Ottenuto il diploma, si cimenta con più gruppi, spaziando tra i generi. Suona di tutto: dal reggae al funk, all’RnB e al punk e i primi consensi non tardano ad arrivare. A questo punto è Herb Cohen, il manager del padre (morto intanto, nemmeno trentenne, di overdose), a proporsi di aiutare Jeff a incidere Babylon Dungeon Sessions (1990), prima demo contenente Eternal Life, Unforgiven (che con il tempo ha cambiato titolo divenendo la celebre Last Goodbye) e Strawberry Street e Radio.

L’anno seguente, Jeff fa il suo esordio davanti al grande pubblico.

È il 26 aprile 1991 e a New York – nella chiesa St. Ann di Brooklyn – va di scena un concerto-tributo organizzato da Hal Willner in onore di Tim Buckley. Con l’accompagnamento di Gary Lucas alla chitarra, Jeff si esibisce nel concerto che gli aprirà le porte della musica.

Trasferitosi a New York, dopo una breve parentesi con i Gods and Monsters (gruppo di Lucas), Buckley inizia a esibirsi da solo in diversi locali di Manhattan. Jeff durante queste esibizioni spazia tra i generi e propone anche le canzoni contenute in Babylon Dungeon Sessions, oltre ad altre recentemente scritte insieme a Gary Lucas tra cui Grace.

È proprio durante queste esibizioni che il giovane artista attira su di sé le attenzioni di numerosi produttori discografici.

La carriera di Buckley è in continua ascesa e tra il 1993 e il 1994 lavora duramente su quello che sarà il suo primo vero album. Grace, che comprende 7 inediti e 3 cover, esce nell’agosto del 1994. Oltre alla già citata title track, i pezzi più importanti del disco sono Last Goodbye e Hallelujah, cover di Leonard Cohen. Le prime due sono dedicate alla difficile storia d’amore che Jeff Buckley ha vissuto con Rebecca Moore (in Grace si rivolge direttamente alla donna amata, mentre Last Goodbye parla della loro separazione); Hallelujah invece è la canzone che lo fa diventare definitivamente protagonista del mondo della musica.
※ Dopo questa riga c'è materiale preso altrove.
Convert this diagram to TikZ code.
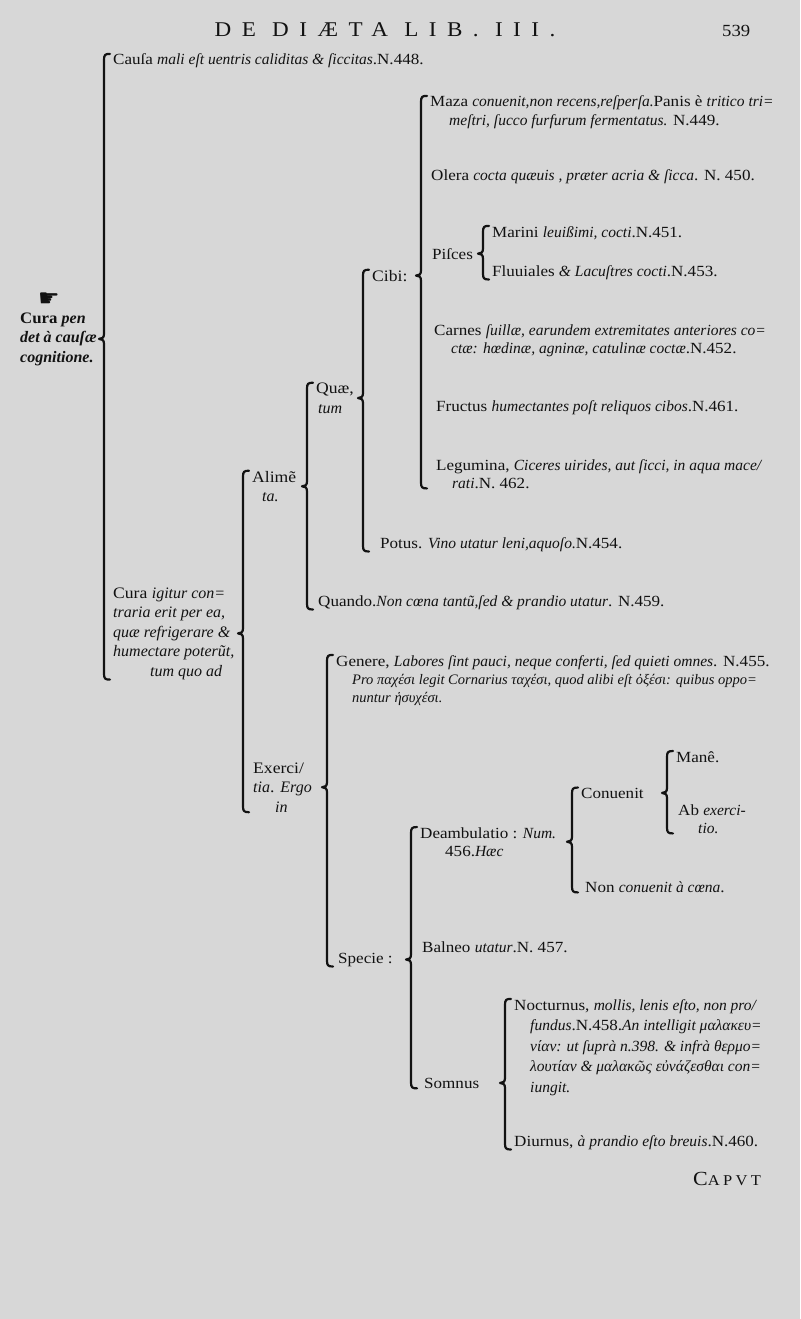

L’interpretazione gli vale svariati riconoscimenti tanto che viene inserita dalla rivista Rolling Stone al 264º posto delle 500 migliori canzoni di tutti i tempi (terza tra le cover).

L’album è apprezzato da tutti. Addetti ai lavori e colleghi non perdono occasione per fare i complimenti al cantautore. Parole al miele arrivano a Jeff Buckley da mostri sacri della musica quali Jimmy Page ([...] my favorite album of the decade) e nientemeno che Bob Dylan ([...] one of the great songwriters of this decade). Jeff sembra essere diventato uno di loro, e il seguente tour (tra il 1994 e il 1996) non fa altro che avvalorare questa tesi.
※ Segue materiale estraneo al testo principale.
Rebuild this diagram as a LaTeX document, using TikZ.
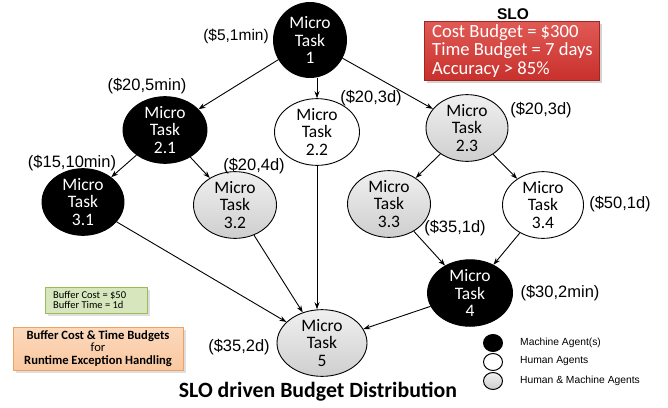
\documentclass[tikz,border=0pt]{standalone}
\usepackage{fontspec}
\setmainfont{Liberation Sans}
\newfontfamily\calfont{Carlito}
\usetikzlibrary{arrows.meta,shapes.geometric,shadows}
\definecolor{sloRed}{HTML}{C8302C}
\definecolor{sloRedTop}{HTML}{E05A55}
\definecolor{bufGreen}{HTML}{D7E6BC}
\definecolor{bufGreenB}{HTML}{9BBB59}
\definecolor{bufOrange}{HTML}{FAC8A0}
\definecolor{bufOrangeB}{HTML}{F0A060}
\tikzset{
  task/.style={ellipse, draw=black, line width=0.9pt, inner sep=0pt, minimum width=#1,
     font=\calfont\fontsize{17.5}{17.5}\selectfont, align=center},
  mach/.style={task=84, fill=black, text=white},
  hum/.style={task=84, fill=white},
  hm/.style={task=84, top color=gray!12, bottom color=gray!38},
  cost/.style={font=\fontsize{16.5}{16.5}\selectfont, inner sep=0pt},
  edge/.style={-{Stealth[length=7pt,width=5pt]}, line width=0.9pt},
  legtext/.style={font=\fontsize{10.3}{10.3}\selectfont, anchor=west, inner sep=0pt},
  legdot/.style={ellipse, draw=black, line width=1pt, minimum width=19pt, minimum height=17pt, inner sep=0pt}
}
\begin{document}
\begin{tikzpicture}[x=1pt,y=-1pt]
\useasboundingbox (0,0) rectangle (668,407);
% nodes
\node[mach, minimum width=73pt, minimum height=75pt] (t1) at (310,40) {Micro\\Task\\1};
\node[mach, minimum width=84pt, minimum height=64pt] (t21) at (165,130) {Micro\\Task\\2.1};
\node[hum, minimum width=85pt, minimum height=66pt] (t22) at (317,132) {Micro\\Task\\2.2};
\node[hm, minimum width=82pt, minimum height=63pt] (t23) at (467,128) {Micro\\Task\\2.3};
\node[mach, minimum width=82pt, minimum height=65pt] (t31) at (83,202) {Micro\\Task\\3.1};
\node[hm, minimum width=83pt, minimum height=64pt] (t32) at (235,205) {Micro\\Task\\3.2};
\node[hm, minimum width=83pt, minimum height=63pt] (t33) at (389,204) {Micro\\Task\\3.3};
\node[hum, minimum width=81pt, minimum height=64pt] (t34) at (543,205) {Micro\\Task\\3.4};
\node[mach, minimum width=85pt, minimum height=66pt] (t4) at (470,293) {Micro\\Task\\4};
\node[hm, minimum width=90pt, minimum height=66pt] (t5) at (322,343) {Micro\\Task\\5};
% cost labels
\node[cost, font=\fontsize{15.5}{15.5}\selectfont] (c1) at (236,36) {(\$5,1min)};
\node[cost] (c21) at (147,86) {(\$20,5min)};
\node[cost] (c22) at (371,98) {(\$20,3d)};
\node[cost] (c23) at (541,110) {(\$20,3d)};
\node[cost] (c31) at (72,163) {(\$15,10min)};
\node[cost] (c32) at (254,166) {(\$20,4d)};
\node[cost] (c33) at (455,228) {(\$35,1d)};
\node[cost] (c34) at (620,204) {(\$50,1d)};
\node[cost] (c4) at (560,293) {(\$30,2min)};
\node[cost] (c5) at (239,347) {(\$35,2d)};
% edges
\draw[edge] (t1) -- (t21);
\draw[edge] (t1.south -| t22.north) -- (t22.north);
\draw[edge] (t1) -- (t23);
\draw[edge] (t21) -- (t31);
\draw[edge] (t21) -- (t32);
\draw[edge] (t23) -- (t33);
\draw[edge] (t23) -- (t34);
\draw[edge] (t33) -- (t4);
\draw[edge] (t34) -- (t4);
\draw[edge] (t31) -- (t5);
\draw[edge] (t32) -- (t5);
\draw[edge] (t22.south) -- (t22.south |- t5.north);
\draw[edge] (t4) -- (t5);
% SLO box
\node[font=\bfseries\fontsize{15.5}{15.5}\selectfont, inner sep=0pt] (slot) at (513,14) {SLO};
\node[draw=sloRed!80!black, top color=sloRedTop, bottom color=sloRed, drop shadow={opacity=0.35},
      minimum width=175pt, minimum height=59pt, inner sep=0pt] (slo) at (512,51) {};
\node[text=white, font=\calfont\fontsize{18.6}{18.5}\selectfont, align=left, anchor=west, inner sep=0pt]
      (slotext) at (432,51) {Cost Budget = \$300\\Time Budget = 7 days\\Accuracy > 85\%};
% buffer boxes
\node[draw=bufGreenB, fill=bufGreen, drop shadow={opacity=0.25}, minimum width=102pt, minimum height=26pt,
      inner sep=0pt] (buf) at (96,300) {};
\node[font=\calfont\fontsize{10.5}{10.5}\selectfont, align=left, anchor=west, inner sep=0pt] (buft) at (53,300)
      {Buffer Cost = \$50\\Buffer Time = 1d};
\node[draw=bufOrangeB, top color=bufOrange!70, bottom color=bufOrange, drop shadow={opacity=0.25},
      minimum width=170pt, minimum height=43pt, font=\calfont\bfseries\fontsize{12.6}{12.6}\selectfont,
      align=center, inner sep=0pt] (exc) at (98,348.5)
      {Buffer Cost \& Time Budgets\\{\mdseries for}\\Runtime Exception Handling};
% legend
\node[legdot, fill=black] (lm) at (493,343) {};
\node[legdot, fill=white] (lh) at (493,362) {};
\node[legdot, top color=gray!10, bottom color=gray!40] (lhm) at (493,381) {};
\node[legtext] (lmt) at (520,343) {Machine Agent(s)};
\node[legtext] (lht) at (520,361) {Human Agents};
\node[legtext] (lhmt) at (520,381) {Human \& Machine Agents};
% title
\node[font=\calfont\bfseries\fontsize{21.8}{21.8}\selectfont, inner sep=0pt] (title) at (318,392) {SLO driven Budget Distribution};
\end{tikzpicture}
\end{document}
Finito il tour, Jeff si butta a capofitto sul nuovo album. Iniziano le registrazioni per quello che sarà Sketches for My Sweetheart the Drunk. Tutto sembra andare per il meglio.

Il destino ha tuttavia previsto un crudele futuro per Jeff Buckley.

È il 29 maggio del 1997. Jeff si sta dirigendo verso lo studio di registrazione con Keith Foti. Arrivati all’altezza del Wolf River – fiume affluente del Mississippi – Jeff chiede a Foti di fermarsi, avendo voglia di una nuotata. Non è una novità; accadeva spesso che Jeff si tuffasse in quelle acque. Tornando verso la riva a nuoto canticchiando Whole Lotta Love dei Led Zeppelin, tuttavia, un battello passò non lontano da Buckley creando presumibilmente un gorgo che risucchiò il giovane cantautore che sparì dalla vista di Foti. Dopo giorni di ricerche, il corpo sarà rinvenuto soltanto il 4 giugno. L’autopsia dirà che “[...] la morte non ha nulla di misterioso, a droghe, alcool e suicidio...” e che “[...] era in un ottimo stato mentale prima dell'incidente”.

Ironia della sorte, il funerale sarà celebrato nella chiesa che era stata la rampa di lancio per Jeff Buckley. Quella stessa chiesa dove si esibì per il concerto-tributo in onore del padre, la St. Ann di Brooklyn.

Nel 1998 sarà pubblicato postumo Sketches for My Sweetheart the Drunk.

Nonostante una carriera breve e un successo a dir poco effimero, il mito di Jeff Buckley non smette di vivere, grazie a quei due album che, a modo loro, sono entrati di diritto nella Storia della musica.